Te voy a contar una anécdota que nos ha ocurrido hace nada en casa. El protagonista es mi hijo mayor, de siete años. Un pequeño torbellino con un corazón de oro que me ha hecho desear ser un poco más como él. Al menos un poquito.
Un acuario en casa
Casi toda la vida he tenido acuario. Empecé de niño en casa de mis padres. A ver, yo quería un perro. Para ser concretos, un pastor alemán. Pero mis padres y mis hermanos demostraron tener mucho más juicio que yo y me dijeron que, en todo caso, un acuario. No teníamos una casa como para meter un perro. Ahora tampoco.
El caso es que acabamos poniendo un acuario y me gustó la experiencia. Contemplarlo con sus plantas, los peces nadando de un lugar a otro, unos en grupo, otros más solitarios, es relajante. Y, con el tiempo, vas aprendiendo y cogiendo mañas para evitar errores y mejorar tu acuario, tanto por tus peces como por ti mismo.

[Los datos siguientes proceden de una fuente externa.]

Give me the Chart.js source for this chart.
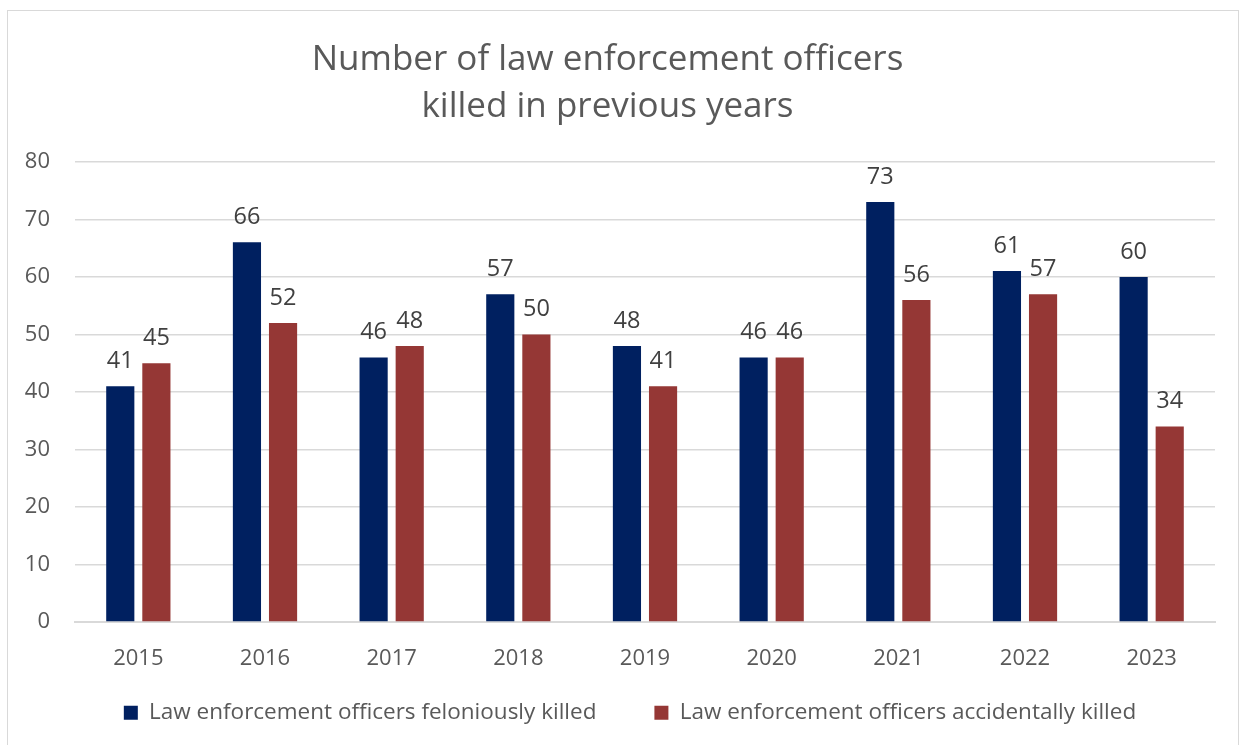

Uno de los peces que siempre ha habido es un plecostomo. Por cierto, eso es un error. Se hacen enormes y no son adecuados para acuarios pequeños como el mío (de sesenta litros). Están mucho mejor con más agua.
Cuando mi novia (ahora mi mujer) y yo nos casamos, trajimos el acuario con sus peces a nuestro nuevo hogar.
Con el tiempo, los peces fueron muriendo y decidimos no reponerlos para poder empezar de cero con el acuario mejor pensado. El único que quedó fue el plecostomo, que ya estaba enorme.
Ignacio, por tanto, conoció a este pez durante siete años. Le cogió cariño. Cuando murió, le lloró largo y tendido.
Un nuevo comienzo
Sin embargo, fue para él una alegre experiencia montar un acuario desde el principio. Y, sobre todo, el momento cumbre: comprar y poner los peces en el acuario.
Tendrías que haber visto a mis hijos correteando por la tienda. Bueno, el tema es que nos regalaron tres peces pequeñitos, aunque uno más que los otros. Uno por cada hijo. Ignacio decidió que el suyo sería el más pequeño. Le llamó Mini. Disfrutaba viéndolo nadar, incluso se despedía de él cuando se iba a la cama.
Algo va mal
Pero una noche, Ignacio no se separaba del acuario. Algo pasaba. No encontraba a su pez. Estuvimos buscándole. Acabó apareciendo vivo, dentro del filtro. Extraño, porque ya había crecido un poco y, hasta ese momento, no había tenido problemas para no dejarse absorber por el filtro.
Al día siguiente, ocurrió lo mismo. El final te lo puedes imaginar: la tercera vez que Mini desapareció, estaba muerto.
Inocencia sanadora
Las silenciosas lágrimas de mi hijo ante su querido pez muerto me hicieron pensar algo mientras le abrazaba para consolarle. Pensaba que yo no lo sentía. Y que me gustaría sentirlo como él.
Porque me he acostumbrado a que se mueran los peces.
Creo que me entiendes. Hay veces que la sucesión de cosas malas que suceden a nuestro alrededor hacen como que nos anestesiemos, ¿verdad? Como si, a base de exponernos al mal, acabáramos por verlo como algo tan normal que ni siquiera hay que tenerlo en cuenta.
Es ante eso ante lo que una inocencia como la de los niños nos demuestra que cabe la rebelión contra el mal. Que es sano y bueno no aceptar el mal como si tal cosa. Que algo no termina de estar bien en nosotros si no nos rebelamos ante él, aunque solo sea con unas lágrimas. Como las de mi hijo, ante la inevitable muerte de un pez al que había llegado a querer en tan solo unos días.
Como las que no soltamos ante tantas y tantas tragedias.